### [Task goal]
Please pull out every line that includes the string "this".

* begin *

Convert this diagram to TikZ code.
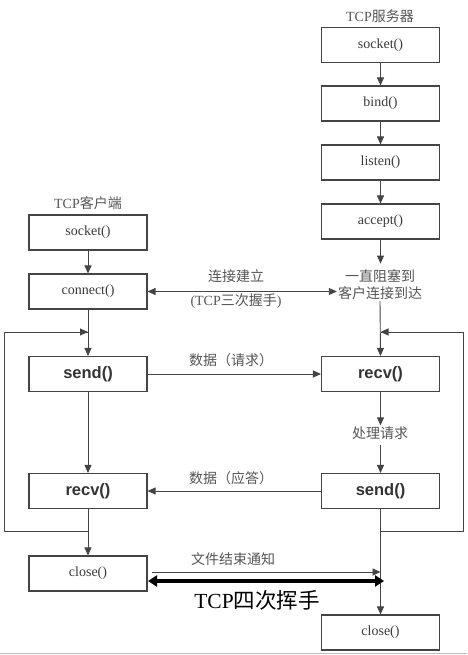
\documentclass[tikz,border=0pt]{standalone}
\usepackage{fontspec}
\setmainfont{Liberation Serif}
\newfontfamily\cjk{Noto Sans CJK SC}
\newfontfamily\arial{Liberation Sans}
\usetikzlibrary{arrows.meta,calc}
\definecolor{bx}{HTML}{444444}
\definecolor{tx}{HTML}{3A3A3A}
\definecolor{lbl}{HTML}{555555}
\tikzset{
  box/.style={draw=bx,line width=1.1pt,minimum width=118pt,minimum height=35pt,inner sep=0pt,font=\fontsize{14}{16}\selectfont,text=tx},
  bbox/.style={box,font=\arial\bfseries\fontsize{16.5}{18}\selectfont,text=black!80},
  lab/.style={font=\fontsize{14}{17}\selectfont,text=lbl,inner sep=1pt,align=center},
  conn/.style={draw=bx,line width=0.9pt,-{Triangle[length=8pt,width=7pt]}},
  bline/.style={draw=bx,line width=0.9pt},
  thick2/.style={draw=black,line width=3.5pt,{Triangle[length=9pt,width=11pt]}-{Triangle[length=9pt,width=11pt]}}
}
\begin{document}
\begin{tikzpicture}[x=1pt,y=-1pt]
\useasboundingbox (0,0) rectangle (467,655);
\fill[white] (0,0) rectangle (467,655);
\draw[black!25,line width=1pt] (0,653) -- (467,653);
% server column
\node[lab] (stitle) at (380,16) {TCP{\cjk 服务器}};
\node[box] (ssock) at (380.5,45) {socket()};
\node[box] (sbind) at (380.5,103.5) {bind()};
\node[box] (slist) at (380.5,162.5) {listen()};
\node[box] (sacc) at (380.5,221.5) {accept()};
\node[lab,text=lbl] (wait) at (380,285) {{\cjk 一直阻塞到}\\{\cjk 客户连接到达}};
\node[bbox] (srecv) at (380.5,374) {recv()};
\node[lab] (proc) at (380,433) {\cjk 处理请求};
\node[bbox] (ssend) at (380.5,491) {send()};
\node[box] (sclose) at (380.5,632.5) {close()};
% client column
\node[lab] (ctitle) at (88,203) {TCP{\cjk 客户端}};
\node[box] (csock) at (88,232.5) {socket()};
\node[box] (cconn) at (88,291.5) {connect()};
\node[bbox] (csend) at (88,374) {send()};
\node[bbox] (crecv) at (88,491) {recv()};
\node[box] (cclose) at (88,573.5) {close()};
% server vertical arrows
\draw[conn] (ssock) -- (sbind);
\draw[conn] (sbind) -- (slist);
\draw[conn] (slist) -- (sacc);
\draw[conn] (sacc.south) -- ++(0,24);
\draw[conn] (wait.south) -- (srecv.north);
\draw[conn] (srecv.south) -- (proc.north -| srecv.south);
\draw[conn] (proc.south -| ssend.north) ++(0,4) -- (ssend.north);
\draw[conn] (ssend) -- (sclose);
% client vertical arrows
\draw[conn] (csock) -- (cconn);
\draw[conn] (cconn) -- (csend);
\draw[conn] (csend) -- (crecv);
\draw[conn] (crecv) -- (cclose);
% loops
\coordinate (clb) at (88,531);
\coordinate (clt) at (88,332);
\coordinate (slb) at (380.5,531);
\coordinate (slt) at (380.5,332);
\draw[bline] (clb) -- (4,531) -- (4,332) -- (clt);
\draw[conn] (40,332) -- (clt);
\draw[bline] (slb) -- (463,531) -- (463,332) -- (slt);
\draw[conn] (420,332) -- (slt);
% horizontal arrows
\draw[conn,{Triangle[length=8pt,width=7pt]}-{Triangle[length=8pt,width=7pt]}] (cconn.east) -- (cconn.east -| wait.west);
\node[lab] (est1) at (236,276) {\cjk 连接建立};
\node[lab] (est2) at (236,301) {(TCP{\cjk 三次握手})};
\draw[conn] (csend) -- (srecv);
\node[lab] (req) at (231,360) {\cjk 数据（请求）};
\draw[conn] (ssend) -- (crecv);
\node[lab] (resp) at (231,478) {\cjk 数据（应答）};
\coordinate (fa) at (152,572);
\coordinate (fb) at (380.5,572);
\draw[conn] (fa) -- (fb);
\node[lab] (fin) at (233,559) {\cjk 文件结束通知};
\coordinate (ta) at (148,581);
\coordinate (tb) at (384,581);
\draw[thick2] (ta) -- (tb);
\node[font=\fontsize{21.5}{23}\selectfont,text=black] (four) at (257,600) {TCP{\cjk 四次挥手}};
\end{tikzpicture}
\end{document}
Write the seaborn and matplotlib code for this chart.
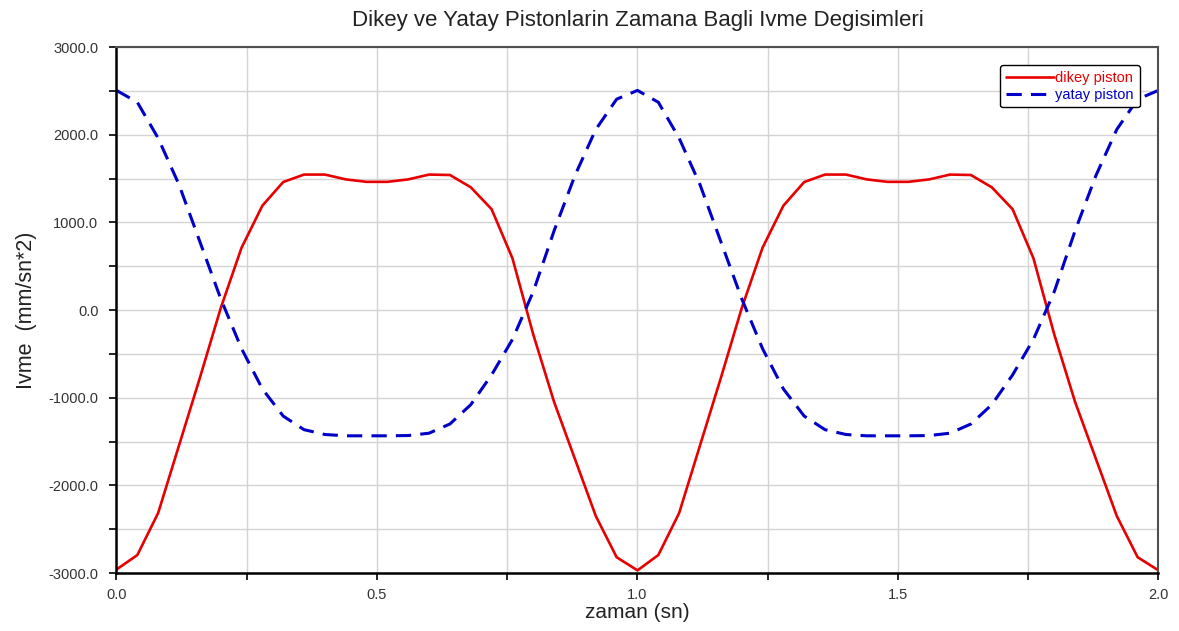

* end *

### [Final answer]
Convert this diagram to TikZ code.
Write the seaborn and matplotlib code for this chart.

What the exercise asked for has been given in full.